== RECORDED DATA
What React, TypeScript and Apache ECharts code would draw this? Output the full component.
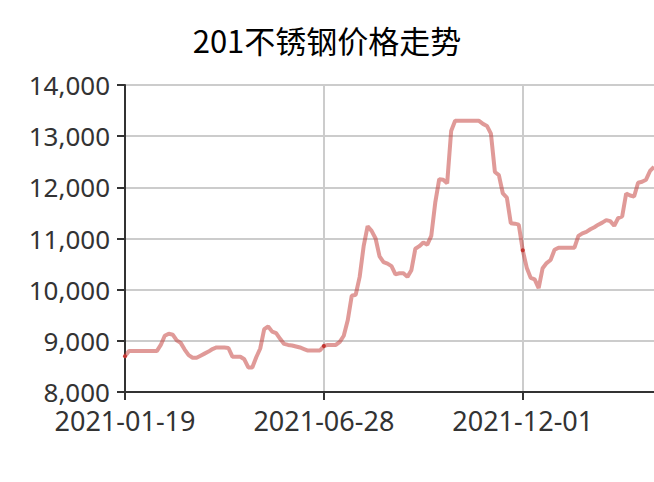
import React, { useEffect, useRef } from "react";
import * as echarts from "echarts";

const titleText = "201不锈钢价格走势";

const dates: string[] = [
  "2021-01-19", "2021-01-22", "2021-01-25", "2021-01-28", "2021-01-31", "2021-02-04", "2021-02-07", "2021-02-10", "2021-02-13", "2021-02-16",
  "2021-02-20", "2021-02-23", "2021-02-26", "2021-03-01", "2021-03-04", "2021-03-08", "2021-03-11", "2021-03-14", "2021-03-17", "2021-03-20",
  "2021-03-24", "2021-03-27", "2021-03-30", "2021-04-02", "2021-04-05", "2021-04-09", "2021-04-12", "2021-04-15", "2021-04-18", "2021-04-21",
  "2021-04-25", "2021-04-28", "2021-05-01", "2021-05-04", "2021-05-07", "2021-05-11", "2021-05-14", "2021-05-17", "2021-05-20", "2021-05-23",
  "2021-05-27", "2021-05-30", "2021-06-02", "2021-06-05", "2021-06-08", "2021-06-12", "2021-06-15", "2021-06-18", "2021-06-21", "2021-06-24",
  "2021-06-28", "2021-07-01", "2021-07-04", "2021-07-07", "2021-07-10", "2021-07-14", "2021-07-17", "2021-07-20", "2021-07-23", "2021-07-26",
  "2021-07-30", "2021-08-02", "2021-08-05", "2021-08-08", "2021-08-11", "2021-08-15", "2021-08-18", "2021-08-21", "2021-08-24", "2021-08-27",
  "2021-08-31", "2021-09-03", "2021-09-06", "2021-09-09", "2021-09-12", "2021-09-16", "2021-09-19", "2021-09-22", "2021-09-25", "2021-09-28",
  "2021-10-02", "2021-10-05", "2021-10-08", "2021-10-11", "2021-10-14", "2021-10-17", "2021-10-20", "2021-10-23", "2021-10-26", "2021-10-29",
  "2021-11-01", "2021-11-04", "2021-11-07", "2021-11-10", "2021-11-13", "2021-11-16", "2021-11-19", "2021-11-22", "2021-11-25", "2021-11-28",
  "2021-12-01", "2021-12-04", "2021-12-07", "2021-12-10", "2021-12-13", "2021-12-16", "2021-12-19", "2021-12-22", "2021-12-25", "2021-12-28",
  "2021-12-31", "2022-01-03", "2022-01-06", "2022-01-09", "2022-01-12", "2022-01-15", "2022-01-18", "2022-01-21", "2022-01-24", "2022-01-27",
  "2022-01-30", "2022-02-02", "2022-02-05", "2022-02-08", "2022-02-11", "2022-02-14", "2022-02-17", "2022-02-20", "2022-02-23", "2022-02-26",
  "2022-03-01", "2022-03-04", "2022-03-07", "2022-03-10",
];

const prices: number[] = [
  8700, 8800, 8800, 8800, 8800, 8800, 8800, 8800, 8800, 8920,
  9100, 9140, 9120, 9010, 8960, 8830, 8720, 8670, 8670, 8710,
  8750, 8790, 8840, 8870, 8870, 8870, 8860, 8690, 8690, 8690,
  8640, 8480, 8480, 8680, 8850, 9230, 9280, 9180, 9150, 9040,
  8940, 8920, 8910, 8890, 8870, 8840, 8810, 8810, 8810, 8810,
  8900, 8920, 8920, 8920, 8980, 9100, 9400, 9880, 9900, 10250,
  10850, 11240, 11150, 11000, 10650, 10540, 10510, 10460, 10300, 10320,
  10320, 10250, 10380, 10800, 10850, 10920, 10880, 11050, 11700, 12160,
  12150, 12080, 13100, 13300, 13300, 13300, 13300, 13300, 13300, 13300,
  13240, 13200, 13050, 12300, 12240, 11880, 11800, 11300, 11290, 11270,
  10770, 10430, 10230, 10200, 10030, 10420, 10520, 10580, 10780, 10820,
  10820, 10820, 10820, 10820, 11050, 11100, 11130, 11180, 11220, 11270,
  11310, 11360, 11340, 11250, 11400, 11430, 11880, 11840, 11820, 12090,
  12110, 12150, 12320, 12400,
];

const yMin = 8000;
const yMax = 14000;
const yStep = 1000;

export default function App() {
  const ref = useRef<HTMLDivElement>(null);
  useEffect(() => {
    if (!ref.current) return;
    const chart = echarts.init(ref.current, undefined, { renderer: "svg" });
    chart.setOption({
      animation: false,
      backgroundColor: "#ffffff",
      title: {
        text: titleText,
        left: "center",
        top: 19,
        textStyle: {
          fontSize: 31,
          fontWeight: "normal",
          color: "#000",
          fontFamily: "Noto Sans CJK SC",
        },
      },
      grid: { left: 125, right: 0, top: 85, bottom: 90, containLabel: false },
      xAxis: {
        type: "category",
        data: dates,
        boundaryGap: false,
        axisLine: { show: true, lineStyle: { color: "#333", width: 2 } },
        axisTick: { show: true, interval: 49, length: 8, lineStyle: { color: "#333", width: 2 } },
        axisLabel: {
          interval: 49,
          margin: 15,
          fontSize: 27,
          color: "#333",
          fontFamily: "Noto Sans",
        },
        splitLine: { show: true, interval: 49, lineStyle: { color: "#ccc", width: 2 } },
      },
      yAxis: {
        type: "value",
        min: yMin,
        max: yMax,
        interval: yStep,
        axisLine: { show: true, lineStyle: { color: "#333", width: 2 } },
        axisTick: { show: true, length: 8, lineStyle: { color: "#333", width: 2 } },
        axisLabel: {
          margin: 15,
          fontSize: 26,
          color: "#333",
          fontFamily: "Noto Sans",
          formatter: (v: number) => v.toLocaleString("en-US"),
        },
        splitLine: { show: true, lineStyle: { color: "#ccc", width: 2 } },
      },
      series: [
        {
          type: "line",
          data: prices,
          symbol: "circle",
          symbolSize: 4,
          showSymbol: true,
          showAllSymbol: "auto",
          itemStyle: { color: "#c23531" },
          lineStyle: { color: "#c23531", width: 4, opacity: 0.5 },
        },
      ],
    });
    return () => chart.dispose();
  }, []);
  return (
    <div
      ref={ref}
      style={{ position: "fixed", left: 0, top: 0, width: 654, height: 482 }}
    />
  );
}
====
### THE PROBLEM
Count the lines above in which the word "React" appears, then state only that count.

### OUTPUT OF THE TASK
2